One of the most important steps when trying to revive a depleted downtown district is improving density – or, in other words, making sure that every parcel of land is being used efficiently to maximize the number of people and businesses that are routinely present downtown.
And perhaps the biggest enemy of urban density is a land use that is all too common in downtown Jacksonville: surface parking lots.
In recent years, surface parking lots have come under fire as the most inefficient use possible for a piece of property located in the urban core. More so than any other development, they limit their property to just one potential use: parking cars and leaving them there for a period of time. They encourage more vehicular traffic, which runs antithetical to the transit-oriented priorities of a successful downtown area. They provide no cultural, entertainment, historical, or meaningful infrastructural value. And there’s nothing to indicate that providing more surface lots does anything to encourage more people or more businesses to come downtown – in fact, the opposite is true, given that the lot takes up property that could be used for residential or commercial development.
There are well over three dozen surface parking lots of various sizes in downtown Jax – not including the various parking lots surrounding TIAA Bank Field, which would add roughly another dozen to the tally. The city has long been noted as among the nation’s worst offenders for urban core surface lots.
These parking lots – particularly city-owned lots – could easily be marketed for the type of transit-oriented redevelopment that would reduce the need for parking downtown. And any such development could include its own parking structure that would provide just as many – if not significantly more – available spaces, as is the case with many recent urban core developments such as 220 Riverside in Brooklyn or Vestcor’s Lofts complexes.
Some cities have opted to start replacing their surface lots with standalone parking garages – still a limited-use scenario, but much more efficient and capable of accommodating far more vehicles than a surface lot. In that scenario, the potential at least exists for street-level activation in the form of small retail units. But, contrary to long-standing local perception, there’s already plenty of parking available in downtown Jacksonville as long as you know where to look. The city could afford to, in theory, lose several of these surface lots to a development free of parking spaces and still would have a parking surplus.

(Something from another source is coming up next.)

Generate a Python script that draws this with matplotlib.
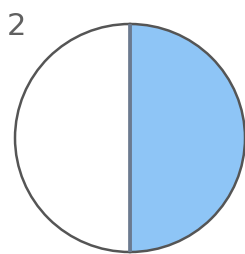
import matplotlib
matplotlib.use('Agg')
import matplotlib.pyplot as plt

# one circle split into two equal parts, one part shaded
parts = [1, 1]
part_colors = ['#8ec5f6', '#ffffff']
label = '2'

fig = plt.figure(figsize=(2.45, 2.54), dpi=100)
fig.patch.set_facecolor('white')

# axes placed so the circle spans the same pixels as the reference
ax = fig.add_axes([15 / 245, 2 / 254, 230 / 245, 228 / 254])
wedges, _ = ax.pie(parts, colors=part_colors, startangle=90, counterclock=False,
                   wedgeprops=dict(edgecolor='#555555', linewidth=1.8))
ax.set_aspect('auto')
ax.set_xlim(-1, 1)
ax.set_ylim(-1, 1)
ax.axis('off')

# divider line between the two halves
ax.plot([0, 0], [-1, 1], color='#6b7a90', linewidth=2.6, solid_capstyle='butt')

fig.text(7 / 245, 1 - 35 / 254, label, fontsize=22, color='#606060',
         family='DejaVu Sans', va='baseline')

fig.savefig('out.png', dpi=100, facecolor='white')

It would seem that the city agrees with the notion that surface parking doesn’t belong downtown. Years ago, the city updated its downtown zoning code to clarify that new standalone surface parking lots can only be created with special permission from Downtown Investment Authority.
Unfortunately, those rules haven’t necessarily stopped developers from doing what they want anyway. A few years ago, a developer from Miami purchased the former Greyhound Bus Station on Pearl Street, demolished it, then paved the lot and set up an unpermitted parking lot. When Downtown Investment Authority informed the developer of the code violation, they responded with a pie-in-the-sky proposal for a 54-story tower at the site; the code violation issue has since seemingly been dropped, though no progress has been made at the site.
The zoning updates also did little to address the problem of pre-existing surface lots.
So how does the city encourage developers to spend more money to make their properties more useful to the district’s goals?
One possible way forward would be an incentives program – similar to the one the city has for adaptive reuse projects – that prioritizes funding for developers that replace existing surface parking lots with transit-oriented development projects. If the city is able to offset some of the construction costs, a developer may be more willing to invest.
There are certainly plenty of developers that would find that prospect appealing. While a surface lot can be immensely profitable for a property owner, it can’t come close to the money that could come from building – and then flipping – a successful urban core project.
Of course, surface lots aren’t the only obstacle to downtown density. There are plenty of parcels of land that are simply sitting empty as grass fields – the preferred option to surface lots, from a zoning perspective, but still equally unhelpful in creating density. Equally problematic are the numerous empty buildings that also sit idly, waiting for their potential to be unlocked.
Nonetheless, finding a way to trim down on the number of surface parking lots within the urban core could be a nice first step to creating a denser downtown Jax.